To be done -
Look through the data below. Pick out the lines holding the string "with".
╭─ Information supplied
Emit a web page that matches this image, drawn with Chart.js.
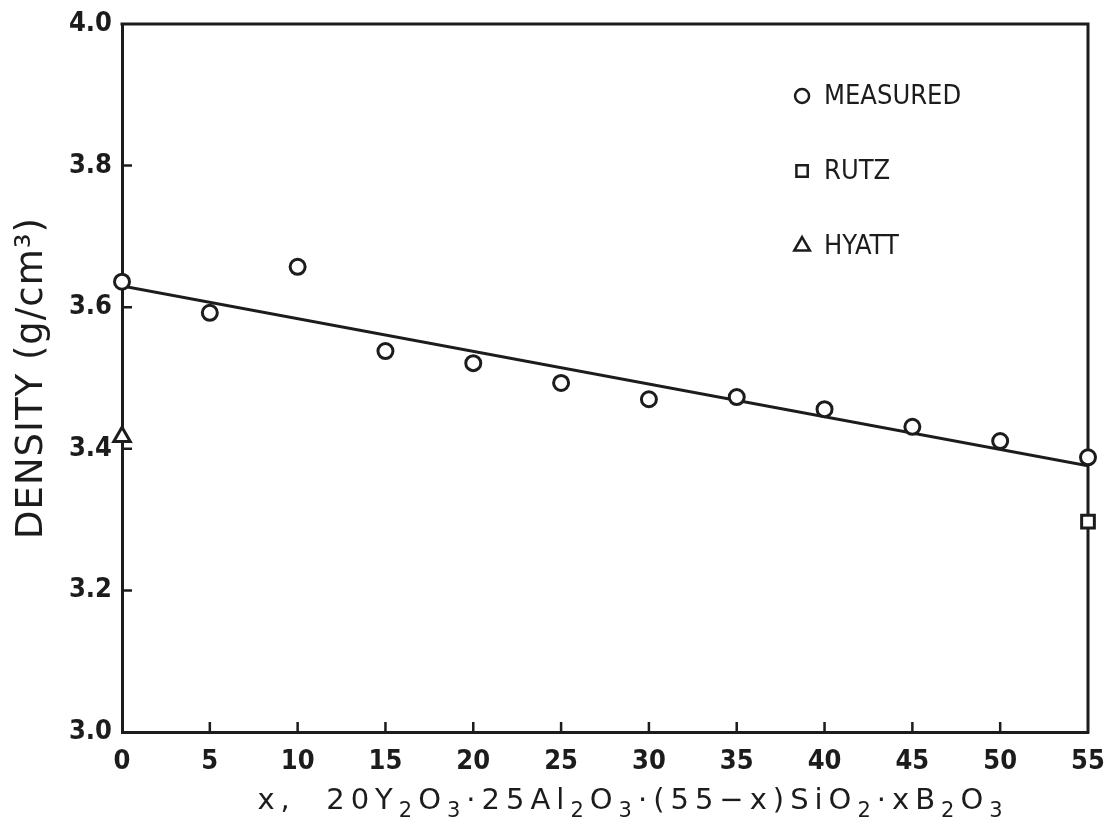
<!DOCTYPE html>
<html>
<head>
<meta charset="utf-8">
<title>Density vs B2O3 content</title>
<script src="https://cdn.jsdelivr.net/npm/chart.js@4.4.0/dist/chart.umd.min.js"></script>
<style>
  html, body { margin: 0; padding: 0; background: #fff; }
  canvas { display: block; }
</style>
</head>
<body>
<canvas id="densityChart" width="1106" height="826"></canvas>
<script>
// composition x (mol% B2O3) and measured densities
const compX = [0, 5, 10, 15, 20, 25, 30, 35, 40, 45, 50, 55];
const measured = [3.636, 3.592, 3.657, 3.538, 3.521, 3.493, 3.470, 3.473, 3.456, 3.431, 3.411, 3.388];

// literature values
const rutzX = [55];
const rutz = [3.297];
const hyattX = [0];
const hyatt = [3.417];

// fitted straight line
const fitX = [0, 55];
const fit = [3.630, 3.376];

// axes
const xMin = 0, xMax = 55, xStep = 5;
const yMin = 3.0, yMax = 4.0, yStep = 0.2;
const xTitle = 'x,  20Y₂O₃·25Al₂O₃·(55−x)SiO₂·xB₂O₃';
const yTitle = 'DENSITY (g/cm³)';

const ink = '#1c1c1c';
const toPoints = (xs, ys) => xs.map((x, i) => ({ x: x, y: ys[i] }));
const subDigits = { '₂': '2', '₃': '3' };

// box on top/right + inward tick marks
const frameTicks = {
    id: 'frameTicks',
    beforeDatasetsDraw(chart) {
        const { ctx, chartArea: a, scales } = chart;
        ctx.save();
        ctx.strokeStyle = ink;
        ctx.lineWidth = 3;
        ctx.lineCap = 'square';
        ctx.beginPath();
        ctx.moveTo(a.left, a.top);
        ctx.lineTo(a.right, a.top);
        ctx.lineTo(a.right, a.bottom);
        ctx.stroke();

        ctx.lineWidth = 2.5;
        ctx.lineCap = 'butt';
        ctx.beginPath();
        scales.x.ticks.forEach(t => {
            if (t.value === xMin || t.value === xMax) return;
            const px = scales.x.getPixelForValue(t.value);
            ctx.moveTo(px, a.bottom);
            ctx.lineTo(px, a.bottom - 10);
        });
        scales.y.ticks.forEach(t => {
            if (t.value === yMin || t.value === yMax) return;
            const py = scales.y.getPixelForValue(t.value);
            ctx.moveTo(a.left, py);
            ctx.lineTo(a.left + 10, py);
        });
        ctx.stroke();
        ctx.restore();
    }
};

// draws text with subscript digits lowered and smaller, centred on cx
function drawFormula(ctx, text, cx, baseline) {
    const mainFont = '29px "DejaVu Sans", sans-serif';
    const subFont = '21px "DejaVu Sans", sans-serif';
    const parts = [...text].map(ch => subDigits[ch]
        ? { s: subDigits[ch], font: subFont, dy: 8 }
        : { s: ch, font: mainFont, dy: 0 });
    let total = 0;
    parts.forEach(p => { ctx.font = p.font; p.w = ctx.measureText(p.s).width; total += p.w; });
    let x = cx - total / 2;
    ctx.textAlign = 'left';
    parts.forEach(p => {
        ctx.font = p.font;
        ctx.fillText(p.s, x, baseline + p.dy);
        x += p.w;
    });
}

// axis titles, drawn like the plotter lettering
const axisTitles = {
    id: 'axisTitles',
    afterDraw(chart) {
        const { ctx, chartArea: a } = chart;
        ctx.save();
        ctx.fillStyle = ink;
        ctx.textBaseline = 'alphabetic';

        ctx.letterSpacing = '6px';
        drawFormula(ctx, xTitle, (a.left + a.right) / 2 + 28, a.bottom + 77);

        ctx.translate(42, (a.top + a.bottom) / 2);
        ctx.rotate(-Math.PI / 2);
        ctx.textAlign = 'center';
        ctx.font = '37px "DejaVu Sans", sans-serif';
        ctx.letterSpacing = '1px';
        ctx.fillText(yTitle, 0, 0);
        ctx.restore();
    }
};

// legend drawn inside the plot area, one entry per row
const insideLegend = {
    id: 'insideLegend',
    afterDatasetsDraw(chart) {
        const { ctx, chartArea: a } = chart;
        const x0 = a.left + a.width * 0.704;
        let y = a.top + 72;
        ctx.save();
        ctx.font = '27px "DejaVu Sans Condensed", "DejaVu Sans", sans-serif';
        ctx.textBaseline = 'middle';
        chart.data.datasets.forEach(ds => {
            if (!ds.label) return;
            ctx.strokeStyle = ink;
            ctx.fillStyle = '#fff';
            ctx.lineWidth = 2.5;
            Chart.helpers.drawPoint(ctx, {
                pointStyle: ds.pointStyle,
                radius: ds.legendRadius,
                borderWidth: 2.5,
                rotation: 0
            }, x0, y);
            ctx.fillStyle = ink;
            ctx.fillText(ds.label, x0 + 22, y + 1);
            y += 75;
        });
        ctx.restore();
    }
};

const ctx = document.getElementById('densityChart').getContext('2d');
const densityChart = new Chart(ctx, {
    type: 'scatter',
    data: {
        datasets: [
            {
                label: 'MEASURED',
                data: toPoints(compX, measured),
                pointStyle: 'circle',
                pointRadius: 7.5,
                legendRadius: 7,
                pointBorderWidth: 3,
                borderColor: ink,
                backgroundColor: '#fff',
                clip: false,
                order: 0
            },
            {
                label: 'RUTZ',
                data: toPoints(rutzX, rutz),
                pointStyle: 'rect',
                pointRadius: 9,
                legendRadius: 8,
                pointBorderWidth: 3,
                borderColor: ink,
                backgroundColor: '#fff',
                clip: false,
                order: 0
            },
            {
                label: 'HYATT',
                data: toPoints(hyattX, hyatt),
                pointStyle: 'triangle',
                pointRadius: 9.5,
                legendRadius: 9,
                pointBorderWidth: 3,
                borderColor: ink,
                backgroundColor: '#fff',
                clip: false,
                order: 0
            },
            {
                label: '',
                data: toPoints(fitX, fit),
                showLine: true,
                pointRadius: 0,
                borderColor: ink,
                borderWidth: 3,
                order: 1
            }
        ]
    },
    options: {
        responsive: false,
        animation: false,
        layout: { padding: { top: 24, right: 18, left: 0, bottom: 0 } },
        plugins: {
            legend: { display: false },
            tooltip: { enabled: false }
        },
        scales: {
            x: {
                type: 'linear',
                min: xMin,
                max: xMax,
                grid: { display: false, drawTicks: false },
                border: { display: true, color: ink, width: 3 },
                ticks: {
                    stepSize: xStep,
                    padding: 14,
                    color: ink,
                    maxRotation: 0,
                    font: { family: '"DejaVu Sans Condensed", "DejaVu Sans", sans-serif', size: 27, weight: 'bold' }
                },
                afterFit: scale => {
                    scale.height = 94;
                    scale.paddingLeft = 0;
                    scale.paddingRight = 0;
                }
            },
            y: {
                type: 'linear',
                min: yMin,
                max: yMax,
                grid: { display: false, drawTicks: false },
                border: { display: true, color: ink, width: 3 },
                ticks: {
                    stepSize: yStep,
                    padding: 10,
                    color: ink,
                    callback: v => v.toFixed(1),
                    font: { family: '"DejaVu Sans Condensed", "DejaVu Sans", sans-serif', size: 27, weight: 'bold' }
                },
                afterFit: scale => {
                    scale.width = 122;
                    scale.paddingTop = 0;
                    scale.paddingBottom = 0;
                }
            }
        }
    },
    plugins: [frameTicks, axisTitles, insideLegend]
});
</script>
</body>
</html>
╰─
Worked answer -
Emit a web page that matches this image, drawn with Chart.js.
// draws text with subscript digits lowered and smaller, centred on cx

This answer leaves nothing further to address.